Thursday, April 29, 2010

still don't like her


it's funny how saying you don't like, agree with, or even think she's seeing things in a reality based way(anymore), or that she she doesn't see the real morality of things, only the headlines, Oprah can change your world...
even if you're a nobody to begin with...
so fair warning...
if you don't like what she's saying and/or doing? or? even if you have a legitimate question about a story she's had her opinion on? ....no matter how compelling your argument seems to you, yourself? don't mention it to anybody. just don't do it. bite your fucking tongue. apparently, she has spies everywhere...and your whole life will come crashing down.
just saying...
oprah who?
i'm not saying...
anything.
not even the fact that 90 percent of her book club books i read before her...and people think i like her cuz of my library??? fuck off. i read the Heart is a Lonely Hunter when i was 11...oh, crap...did i just mention oprah and book club in the same post? CRAP. as if it wasn't horrible enough the first time around. oh, and since i am already here?!? A Million Little Pieces is still a great book.

walking through tall cotton



been trying to place my feet carefully, but i can't really see them...you know, figuratively.
it's been a year(and some)...and i wonder if i am coming out of it or if it's the the extra hours of daylight...
many long nights of dark imaginings...
many wishes for other wishes....
lately, although my thoughts are a bit clearer, as i look around me, i realize there are a lot fewer people about. i was not sure, at first, how i would make it. but? it's nice that such decisions have been taken care of...at least for now. it's easier to not have other people telling me how things are, how i should be, how things are supposed to be...
cuz all of those things couldn't have been farther from the truth of my reality for the last year(and some)... i mean, it's nice, and all, that you think you knew what was going on...but, you really didn't...so thanks...you know, for not asking.
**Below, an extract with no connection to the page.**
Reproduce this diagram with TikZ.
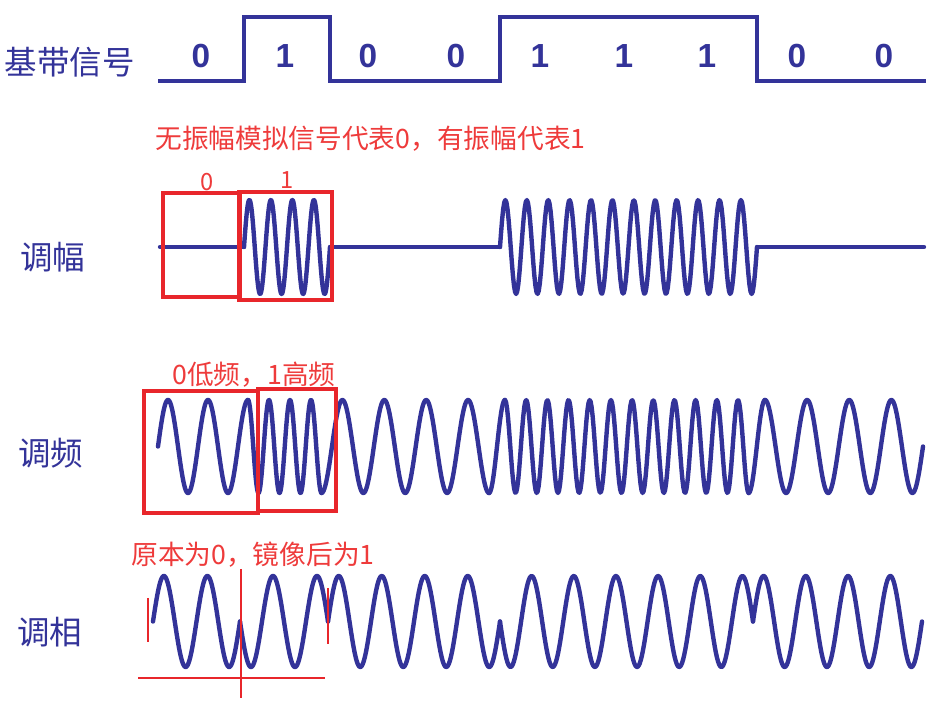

Thanks for just assuming. it's made some things harder in short term...you know, my short term...that drags on forever....but? it's just because i have issues about hurting your feelings....i mean, not yours, right now, reading now...at least, i don't think it's you. i hope it's not you...i hope you've moved on so that i can be myself here again. has enough time passed? is this a new place? with the same name? i don't want to have to change everything, after all.

Tuesday, April 13, 2010

Leon Russel wrote it...but man, Ray Charles could sing it....

http://www.youtube.com/watch?v=ftEkEXFcQyE

I've been so many places in my life and time
I've sung a lot of songs I've made some bad rhyme
I've acted out my love in stages
With ten thousand people watching
But we're alone now and I'm singing this song for you

I know your image of me is what I hope to be
I've treated you unkindly but darlin' can't you see
There's no one more important to me
Darlin' can't you please see through me
Cause we're alone now and I'm singing this song for you

You taught me precious secrets of the truth witholding nothing
You came out in front and I was hiding
But now I'm so much better and if my words don't come together
Listen to the melody cause my love is in there hiding

I love you in a place where there's no space or time
I love you for in my life you are a friend of mine
And when my life is over
Remember when we were together
We were alone and I was singing this song for you

You taught me precious secrets of the truth witholding nothing
You came out in front and I was hiding
But now I'm so much better and if my words don't come together
Listen to the melody cause my love is in there hiding

I love you in a place where there's no space or time
I love you for in my life you are a friend of mine
And when my life is over
Remember when we were together
We were alone and I was singing this song for you
We were alone and I was singing this song for you

Monday, April 12, 2010

rusty



dear Blogger, and Blogger Friends....
i am rusty with blogging. perhaps i shouldn't have opened myself up so much online....or? perhaps i shouldn't have let my face-to-face friends know about Blahg. now, i find myself editing myself on both fronts. i have always felt honest on both fronts, although what i choose to talk about on both is completely seperate from the other...
here, in print, i have felt safe to convey my innermost thoughts and feelings, even the angry, sordid ones. now? because i have been called into question in my "real" life, i feel i no longer have that/this/our safety net. i don't feel i can put my most honest emotions down. it's been a hard year...and though many people who haven't known me "all my life" may not recognize what's going on, i am sure there are many others who might...
it's just this....i come around in my own time...and my timing has always been off. but? i miss being honest here...in fear of offending someone, anyone, i lose my ability to speak...that is kinda how i am in "real life."
so i kinda wish the two had never come together, right? even though the reason for starting this Blahg was to keep in touch with my "real" world.
does any of that make sense?

Thursday, April 08, 2010

if wishes were horses....


this is my safe place....a horse whose name i don't even know. i found him during a dog walk a few years back...and have been so thankful for that. i'd like to take him home with me and keep him in my yard, take him for a walk every day, breathe the same air, comb the tangles from his hair...
if wishes were horses, he'd already be mine.

Wednesday, April 07, 2010

Thursday, April 01, 2010

ever had those kind of days when....


you don't really know if it is a good day or bad day...or just another day? yeah. i kinda got that going on a lot lately.